Tuesday, September 20, 2005

Google's Core Business and the Demise of the Cellular Carriers

Many people think that the reason that GOOG raised all of that money in their secondary offering for the purposes of creating a nationwide Wi-Fi network. I see a lot of comentary that sounds like this:

A WiFi service, which offers a high-speed connection to the Internet, would take Google even further from its Internet search roots and move it into the fiercely competitive world of Internet access providers and telecommunications companies.


This isn't a departure from Google's core business, though. Google isn't in the "search" business. Google is in the business of placing context sensitive ads in front of your face as often as possible, by whatever means possible. Search is just one way they do that. Like most internet users, every time I use the internet I use Google. Every time I use a Google product, I give Google's software an opportunity to learn what I'm interested in by analyzing the words I type into the Google product (search engine, blogger, chat, gmail, etc.), so that Google can present an advertisement in front of me that reflects my interests. Because I use Google's products repeatedly every time I use the internet, it is in their best interest to make sure that I am able to access the internet as often as possible. Every time I use the internet the likelyhood that I might click on a google-ad increases. This is why a nation-wide free Wi-Fi network fits in perfectly with Google's business model. They have become such a ubiquitous and essential part of internet usage that they are in a position to benefit from increasing internet usage in general.

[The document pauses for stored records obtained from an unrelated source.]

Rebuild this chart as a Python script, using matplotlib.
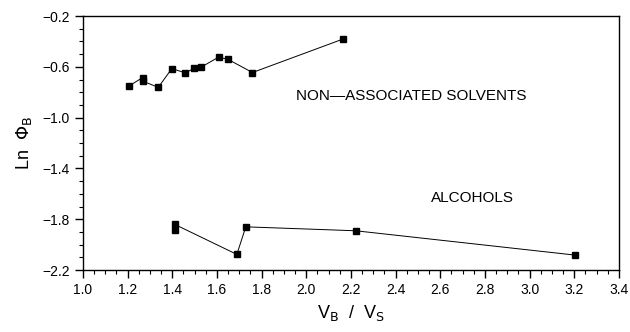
import matplotlib
matplotlib.use("Agg")
import matplotlib.pyplot as plt
from matplotlib.ticker import MultipleLocator, FuncFormatter

# non-associated solvents
nas_x = [1.206, 1.267, 1.267, 1.337, 1.398, 1.458, 1.498, 1.528, 1.607, 1.650, 1.759, 2.165]
nas_y = [-0.751, -0.685, -0.712, -0.762, -0.614, -0.648, -0.612, -0.604, -0.524, -0.542, -0.645, -0.381]

# alcohols
alc_x = [1.410, 1.410, 1.689, 1.729, 2.221, 3.201]
alc_y = [-1.888, -1.840, -2.077, -1.860, -1.891, -2.082]

y_ticks = [-2.2, -1.8, -1.4, -1.0, -0.6, -0.2]

plt.rcParams['font.family'] = ['Liberation Sans', 'DejaVu Sans']

fig = plt.figure(figsize=(6.3, 3.32), dpi=100)
ax = fig.add_axes([0.1317, 0.1867, 0.8508, 0.7651])

ax.plot(nas_x, nas_y, color='black', linewidth=0.7, marker='s', markersize=5)
ax.plot(alc_x, alc_y, color='black', linewidth=0.7, marker='s', markersize=5)

ax.text(1.955, -0.83, 'NON\u2014ASSOCIATED SOLVENTS', fontsize=11, ha='left', va='center')
ax.text(2.56, -1.63, 'ALCOHOLS', fontsize=11, ha='left', va='center')

ax.set_xlim(1.0, 3.4)
ax.set_ylim(-2.2, -0.2)
ax.xaxis.set_major_locator(MultipleLocator(0.2))
ax.xaxis.set_minor_locator(MultipleLocator(0.05))
ax.set_yticks(y_ticks)
ax.yaxis.set_minor_locator(MultipleLocator(0.1))
fmt = FuncFormatter(lambda v, p: f'{v:.1f}'.replace('-', '\u2212'))
ax.xaxis.set_major_formatter(fmt)
ax.yaxis.set_major_formatter(fmt)
ax.tick_params(which='major', direction='out', length=6, width=1, labelsize=10)
ax.tick_params(which='minor', direction='out', length=3, width=0.8)
for s in ax.spines.values():
    s.set_linewidth(1)

ax.set_xlabel(r'V$_{\rm B}$  /  V$_{\rm S}$', fontsize=13, labelpad=4)
ax.set_ylabel(r'Ln  $\Phi_{\rm B}$', fontsize=13, labelpad=6)

fig.savefig('out.png', dpi=100)
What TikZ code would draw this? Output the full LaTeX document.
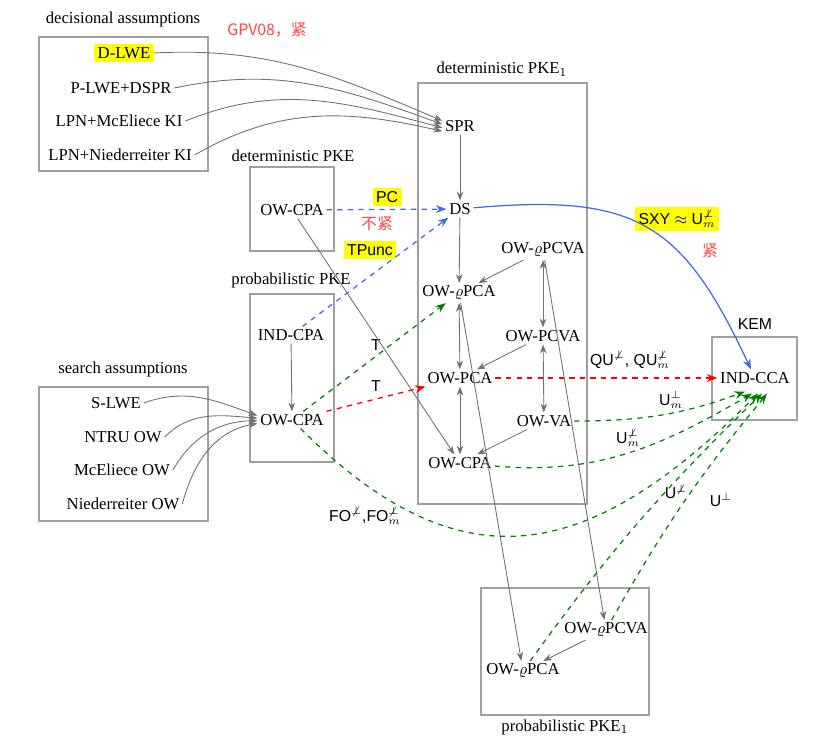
\documentclass[tikz,border=0pt]{standalone}
\usepackage{fontspec}
\usepackage{amssymb}
\usepackage{amsmath}
\usetikzlibrary{arrows.meta, positioning, calc}
\setmainfont{Liberation Serif}
\setsansfont{Liberation Sans}
\newfontfamily\cjkfont{Noto Sans CJK SC}
\definecolor{markyellow}{HTML}{FFFF00}
\definecolor{framegray}{HTML}{A0A0A0}
\definecolor{implgray}{HTML}{707070}
\definecolor{tightred}{HTML}{FF4545}
\definecolor{reductgreen}{HTML}{008000}
\definecolor{reductred}{HTML}{FF0000}
\definecolor{reductblue}{HTML}{4169E1}

\begin{document}
\begin{tikzpicture}[
  x=0.02cm, y=0.02cm,
  font=\fontsize{9.5}{11}\selectfont,
  frame/.style={draw=framegray, line width=0.6pt},
  term/.style={inner sep=1.5pt},
  marked/.style={fill=markyellow, inner sep=2pt},
  lab/.style={font=\sffamily\fontsize{9}{11}\selectfont, inner sep=1pt},
  zh/.style={font=\cjkfont\small, text=tightred},
  imp/.style={-{Stealth[length=5pt]}, implgray, line width=0.5pt},
  eqv/.style={{Stealth[length=5pt]}-{Stealth[length=5pt]}, implgray, line width=0.5pt},
  grn/.style={-{Stealth[length=6pt]}, dashed, reductgreen, line width=0.7pt},
  rdd/.style={-{Stealth[length=6pt]}, dashed, reductred, line width=0.7pt},
  bld/.style={-{Stealth[length=6pt]}, dashed, reductblue, line width=0.7pt},
  bls/.style={-{Stealth[length=6pt]}, reductblue, line width=0.7pt}
]
\useasboundingbox (0,0) rectangle (818,-743);

% boxes
\draw[frame] (39,-37) rectangle (208,-171);
\node at (123,-19) {decisional assumptions};
\draw[frame] (39,-387) rectangle (208,-521);
\node at (123,-369) {search assumptions};
\draw[frame] (250,-167) rectangle (334,-251);
\node at (293,-156) {deterministic PKE};
\draw[frame] (250,-294) rectangle (334,-462);
\node at (291,-280) {probabilistic PKE};
\draw[frame] (418,-83) rectangle (587,-504);
\node at (502,-69) {deterministic PKE$_1$};
\draw[frame] (481,-588) rectangle (649,-715);
\node at (565,-727) {probabilistic PKE$_1$};
\draw[frame] (712,-337) rectangle (797,-420);
\node[lab] at (755,-324) {KEM};

% assumptions
\node[term, marked] (dlwe) at (124,-53) {D-LWE};
\node[term] (plwe) at (121,-88) {P-LWE+DSPR};
\node[term] (mceki) at (119,-121) {LPN+McEliece KI};
\node[term] (niedki) at (120,-155) {LPN+Niederreiter KI};
\node[term] (slwe) at (116,-403) {S-LWE};
\node[term] (ntru) at (123,-437) {NTRU OW};
\node[term] (mceow) at (122,-470) {McEliece OW};
\node[term] (niedow) at (123,-504) {Niederreiter OW};

% PKE notions
\node[term] (docpa) at (292,-210) {OW-CPA};
\node[term] (indcpa) at (291,-335) {IND-CPA};
\node[term] (pocpa) at (292,-420) {OW-CPA};
\node[term] (spr) at (460,-126) {SPR};
\node[term] (ds) at (460,-209) {DS};
\node[term] (qpca) at (459,-293) {OW-$\varrho$PCA};
\node[term] (qpcva) at (543,-250) {OW-$\varrho$PCVA};
\node[term] (pcva) at (543,-336) {OW-PCVA};
\node[term] (pca) at (460,-378) {OW-PCA};
\node[term] (ova) at (544,-421) {OW-VA};
\node[term] (kocpa) at (460,-463) {OW-CPA};
\node[term] (bqpcva) at (606,-630) {OW-$\varrho$PCVA};
\node[term] (bqpca) at (523,-671) {OW-$\varrho$PCA};
\node[term] (indcca) at (755,-378) {IND-CCA};

% labels
\node[zh] (gpv) at (267,-30) {GPV08，紧};
\node[lab, marked] (pclab) at (387,-197) {PC};
\node[zh] (ntight) at (377,-224) {不紧};
\node[lab, marked] (tplab) at (370,-250) {TPunc};
\node[lab, marked] (sxylab) at (677,-219) {SXY $\approx$ U$^{\not\perp}_{m}$};
\node[zh] (tight) at (710,-251) {紧};
\node[lab] (tq) at (376,-345) {T};
\node[lab] (tp) at (376,-386) {T};
\node[lab] (qulab) at (630,-360) {QU$^{\not\perp}$, QU$^{\not\perp}_{m}$};
\node[lab] (umlab) at (671,-400) {U$^{\perp}_{m}$};
\node[lab] (unmlab) at (628,-438) {U$^{\not\perp}_{m}$};
\node[lab] (unlab) at (676,-492) {U$^{\not\perp}$};
\node[lab] (uplab) at (721,-500) {U$^{\perp}$};
\node[lab] (folab) at (365,-516) {FO$^{\not\perp}$,FO$^{\not\perp}_{m}$};

% assumptions -> PKE
\draw[imp] (dlwe.east) to[out=3, in=157] ([yshift=3pt]spr.west);
\draw[imp] (plwe.east) to[out=12, in=160] ([yshift=1pt]spr.west);
\draw[imp] (mceki.east) to[out=22, in=165] ([yshift=-1pt]spr.west);
\draw[imp] (niedki.east) to[out=30, in=167] ([yshift=-3pt]spr.west);
\draw[imp] (slwe.east) to[out=20, in=160] ([yshift=2.5pt]pocpa.west);
\draw[imp] (ntru.east) to[out=45, in=175] ([yshift=1pt]pocpa.west);
\draw[imp] (mceow.east) to[out=60, in=180] ([yshift=-0.5pt]pocpa.west);
\draw[imp] (niedow.east) to[out=75, in=190] ([yshift=-2pt]pocpa.west);

% inside PKE_1
\draw[imp] (spr) -- (ds);
\draw[imp] (ds) -- (qpca);
\draw[imp] (qpcva) -- (qpca);
\draw[imp] (pcva) -- (pca);
\draw[imp] (ova) -- (kocpa);
\draw[eqv] (qpca) -- (pca);
\draw[eqv] (pca) -- (kocpa);
\draw[eqv] (qpcva) -- (pcva);
\draw[eqv] (pcva) -- (ova);
\draw[imp] (indcpa) -- (pocpa);
\draw[imp] (docpa) -- (kocpa);
\draw[imp] (qpca) -- (bqpca);
\draw[imp] (qpcva) -- (bqpcva);
\draw[imp] (bqpcva) -- (bqpca);

% transforms
\draw[bld] (docpa) -- (ds);
\draw[bld] (indcpa) -- (ds);
\draw[bls] (ds) to[out=5, in=115, looseness=1.3] (indcca);
\draw[grn] (pocpa) -- (qpca);
\draw[rdd] (pocpa) -- (pca);
\draw[rdd] (pca) -- (indcca);
\draw[grn] (ova) to[out=0, in=200] ($(indcca.south)+(-10,-5)$);
\draw[grn] (kocpa) to[out=-5, in=210] ($(indcca.south)+(-3,-7)$);
\draw[grn] (pocpa) to[out=-45, in=225, looseness=1.3] ($(indcca.south)+(3,-7)$);
\draw[grn] (bqpca) to[bend left=5] ($(indcca.south)+(7,-7)$);
\draw[grn] (bqpcva) to[bend left=5] ($(indcca.south)+(12,-7)$);
\end{tikzpicture}
\end{document}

Google's new Wi-Fi network is a major threat to the cellular phone carriers business. Google's new chat software gives everyone essentially free internet phone calls. It has been widely recognized that companies like Skype and now Google represent serious competition to the phone companies land-line services. In a couple years no one is going to pay for land-line phone service when you can get that for free over the internet. I personally haven't had a land phone-line for almost 7 years. One thing I am willing to pay for still is cell phone service.

Now consider this. Almost everyone I know uses Google Talk now. Those people not on Google Talk are on MSN Messanger service. This includes freinds, family, and business. Everyone I need to talk to I can get ahold of using internet chat clients. If there was Wi-Fi internet access everywhere I go, and if the sound quality of the voice-chat in Google Talk is as good as cellular phone reception (it is), then why would I ever need to pay for cellular service for voice and text messanging? I could use any generic portable Wii-Fi enabled internet device for what I now use a cellular phone for. So now, not only are the legacy phone companies endangered by google talk, but also so are the cellular carriers.

(Disclosure: I'm currently long GOOG and QCOM call options.)

1 Comments:

At 3:27 PM, Blogger Quant Trader said...

If by "the forseable future" you mean any period over 5 years and we are talking about land-lines, I have to strongly dissagree.

The highest margin customers for phone-companies aren't residential customers. The high margin customers are businesses. It costs less (per marginal phone line) to provide phone service to business and yet generally, regulations allow your local phone company (which has a monopoly) to charge more for a business phone line. For your long-distance phone charges you were limited to 4 or so carriers, offering essentially the same service. Land-line phone providers are allready suffering significant declining revenues do to competition from VoIP and it is in it's infancy still. (Their residential customers are also largely getting eaten up by the cellular providers.)

Notice that almost everyone you know who's used a VoiP phone has probably used it at work. That's not a coincidence given the above paragraph. Businesses will be the early adopters. People who aren't techies will get exposed to the technology at work. They will see how easy it is to use and get used to the superior feature set of the phones, and when it comes time to pay for land-line service, they'll buy the VoiP phone service that will be bundled as a low-cost add-on to the digital cable-tv service they are allready paying for.

Cable companies are running to roll out VoIP service to their customers. They won't require "internet skill", or knowledge of how to use a computer. To the consumer the only difference between a VoIP phone from their cable provider and a land-line phone from their local phone company will be a smaller price and more features.

It will take longer for the cell-phone carriers to go the same way, but if Google's Wi-Fi roll-out is extensive, successful and cheap for the consumer, I wouldn't give the cell-phone carriers much longer to live. Right now the Google Wi-Fi is just hype. We won't know for another couple of years if it rolls out large enough to be serious competition for cellular phone carriers.